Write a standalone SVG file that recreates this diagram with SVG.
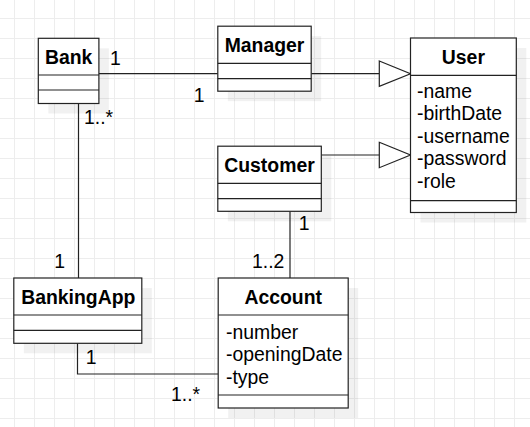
<svg xmlns="http://www.w3.org/2000/svg" width="530" height="427" viewBox="0 0 530 427">
<style>
.box{fill:#fff;stroke:#222;stroke-width:1.2}
.sh{fill:#000;fill-opacity:0.055}
.ln{stroke:#222;stroke-width:1.2;fill:none}
.tri{fill:#fff;stroke:#222;stroke-width:1.2}
.t{font-family:"Liberation Sans",Arial,sans-serif;font-size:19.4px;fill:#000}
.b{font-weight:bold;text-anchor:middle}
</style>
<defs>
<pattern id="grid" patternUnits="userSpaceOnUse" x="14" y="18" width="20" height="20">
<path d="M0.5 0V20M0 0.5H20" stroke="#ededed" stroke-width="1" fill="none"/>
</pattern>
</defs>
<rect width="530" height="427" fill="#fff"/>
<rect width="530" height="427" fill="url(#grid)"/>

<g id="connectors">
<path class="ln" d="M98.9 73.7H217.8"/>
<path class="ln" d="M311.2 73.7H379.3"/>
<polygon class="tri" points="379.3,61 410.5,73.7 379.3,86.4"/>
<path class="ln" d="M321.3 155H379.3"/>
<polygon class="tri" points="379.3,142.3 410.5,155 379.3,167.7"/>
<path class="ln" d="M78.5 103.5V278"/>
<path class="ln" d="M77.5 343.3V374H218.2"/>
<path class="ln" d="M290 211.3V278"/>
<text class="t" x="110" y="65">1</text>
<text class="t" x="193.8" y="102">1</text>
<text class="t" x="84" y="124">1..*</text>
<text class="t" x="54.3" y="268">1</text>
<text class="t" x="85.8" y="364">1</text>
<text class="t" x="171" y="401">1..*</text>
<text class="t" x="298.8" y="230">1</text>
<text class="t" x="252" y="268">1..2</text>
</g>

<g id="Bank">
<rect class="sh" x="48.3" y="48.3" width="60.6" height="65.2"/>
<rect class="box" x="38.3" y="38.3" width="60.6" height="65.2"/>
<path class="ln" d="M38.3 75H98.9M38.3 90H98.9"/>
<text class="t b" x="68.6" y="64">Bank</text>
</g>

<g id="Manager">
<rect class="sh" x="227.8" y="36.2" width="93.4" height="65"/>
<rect class="box" x="217.8" y="26.2" width="93.4" height="65"/>
<path class="ln" d="M217.8 63.3H311.2M217.8 78.7H311.2"/>
<text class="t b" x="264.5" y="52">Manager</text>
</g>

<g id="User">
<rect class="sh" x="420.5" y="48" width="105.8" height="174.5"/>
<rect class="box" x="410.5" y="38" width="105.8" height="174.5"/>
<path class="ln" d="M410.5 75.3H516.3M410.5 200.7H516.3"/>
<text class="t b" x="463.4" y="64.3">User</text>
<text class="t" x="417" y="97.5">-name</text>
<text class="t" x="417" y="120">-birthDate</text>
<text class="t" x="417" y="142.5">-username</text>
<text class="t" x="417" y="165">-password</text>
<text class="t" x="417" y="187.5">-role</text>
</g>

<g id="Customer">
<rect class="sh" x="227.8" y="156.2" width="103.5" height="65.1"/>
<rect class="box" x="217.8" y="146.2" width="103.5" height="65.1"/>
<path class="ln" d="M217.8 183.3H321.3M217.8 198.7H321.3"/>
<text class="t b" x="269.5" y="172">Customer</text>
</g>

<g id="BankingApp">
<rect class="sh" x="23.8" y="288" width="128" height="65.3"/>
<rect class="box" x="13.8" y="278" width="128" height="65.3"/>
<path class="ln" d="M13.8 315H141.8M13.8 330.3H141.8"/>
<text class="t b" x="78.3" y="304.3">BankingApp</text>
</g>

<g id="Account">
<rect class="sh" x="228.2" y="288" width="130" height="130"/>
<rect class="box" x="218.2" y="278" width="130" height="130"/>
<path class="ln" d="M218.2 315H348.2M218.2 395H348.2"/>
<text class="t b" x="283.2" y="304.3">Account</text>
<text class="t" x="226" y="338.5">-number</text>
<text class="t" x="226" y="361">-openingDate</text>
<text class="t" x="226" y="383.5">-type</text>
</g>
</svg>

════════

» **Do this**:
Leave the images out, please, and restate each line word for word.

» **Solved problem**:
Write a standalone SVG file that recreates this diagram with SVG.
<svg xmlns="http://www.w3.org/2000/svg" width="530" height="427" viewBox="0 0 530 427">
<style>
.box{fill:#fff;stroke:#222;stroke-width:1.2}
.sh{fill:#000;fill-opacity:0.055}
.ln{stroke:#222;stroke-width:1.2;fill:none}
.tri{fill:#fff;stroke:#222;stroke-width:1.2}
.t{font-family:"Liberation Sans",Arial,sans-serif;font-size:19.4px;fill:#000}
.b{font-weight:bold;text-anchor:middle}
</style>
<defs>
<pattern id="grid" patternUnits="userSpaceOnUse" x="14" y="18" width="20" height="20">
<path d="M0.5 0V20M0 0.5H20" stroke="#ededed" stroke-width="1" fill="none"/>
</pattern>
</defs>
<rect width="530" height="427" fill="#fff"/>
<rect width="530" height="427" fill="url(#grid)"/>

<g id="connectors">
<path class="ln" d="M98.9 73.7H217.8"/>
<path class="ln" d="M311.2 73.7H379.3"/>
<polygon class="tri" points="379.3,61 410.5,73.7 379.3,86.4"/>
<path class="ln" d="M321.3 155H379.3"/>
<polygon class="tri" points="379.3,142.3 410.5,155 379.3,167.7"/>
<path class="ln" d="M78.5 103.5V278"/>
<path class="ln" d="M77.5 343.3V374H218.2"/>
<path class="ln" d="M290 211.3V278"/>
<text class="t" x="110" y="65">1</text>
<text class="t" x="193.8" y="102">1</text>
<text class="t" x="84" y="124">1..*</text>
<text class="t" x="54.3" y="268">1</text>
<text class="t" x="85.8" y="364">1</text>
<text class="t" x="171" y="401">1..*</text>
<text class="t" x="298.8" y="230">1</text>
<text class="t" x="252" y="268">1..2</text>
</g>

<g id="Bank">
<rect class="sh" x="48.3" y="48.3" width="60.6" height="65.2"/>
<rect class="box" x="38.3" y="38.3" width="60.6" height="65.2"/>
<path class="ln" d="M38.3 75H98.9M38.3 90H98.9"/>
<text class="t b" x="68.6" y="64">Bank</text>
</g>

<g id="Manager">
<rect class="sh" x="227.8" y="36.2" width="93.4" height="65"/>
<rect class="box" x="217.8" y="26.2" width="93.4" height="65"/>
<path class="ln" d="M217.8 63.3H311.2M217.8 78.7H311.2"/>
<text class="t b" x="264.5" y="52">Manager</text>
</g>

<g id="User">
<rect class="sh" x="420.5" y="48" width="105.8" height="174.5"/>
<rect class="box" x="410.5" y="38" width="105.8" height="174.5"/>
<path class="ln" d="M410.5 75.3H516.3M410.5 200.7H516.3"/>
<text class="t b" x="463.4" y="64.3">User</text>
<text class="t" x="417" y="97.5">-name</text>
<text class="t" x="417" y="120">-birthDate</text>
<text class="t" x="417" y="142.5">-username</text>
<text class="t" x="417" y="165">-password</text>
<text class="t" x="417" y="187.5">-role</text>
</g>

<g id="Customer">
<rect class="sh" x="227.8" y="156.2" width="103.5" height="65.1"/>
<rect class="box" x="217.8" y="146.2" width="103.5" height="65.1"/>
<path class="ln" d="M217.8 183.3H321.3M217.8 198.7H321.3"/>
<text class="t b" x="269.5" y="172">Customer</text>
</g>

<g id="BankingApp">
<rect class="sh" x="23.8" y="288" width="128" height="65.3"/>
<rect class="box" x="13.8" y="278" width="128" height="65.3"/>
<path class="ln" d="M13.8 315H141.8M13.8 330.3H141.8"/>
<text class="t b" x="78.3" y="304.3">BankingApp</text>
</g>

<g id="Account">
<rect class="sh" x="228.2" y="288" width="130" height="130"/>
<rect class="box" x="218.2" y="278" width="130" height="130"/>
<path class="ln" d="M218.2 315H348.2M218.2 395H348.2"/>
<text class="t b" x="283.2" y="304.3">Account</text>
<text class="t" x="226" y="338.5">-number</text>
<text class="t" x="226" y="361">-openingDate</text>
<text class="t" x="226" y="383.5">-type</text>
</g>
</svg>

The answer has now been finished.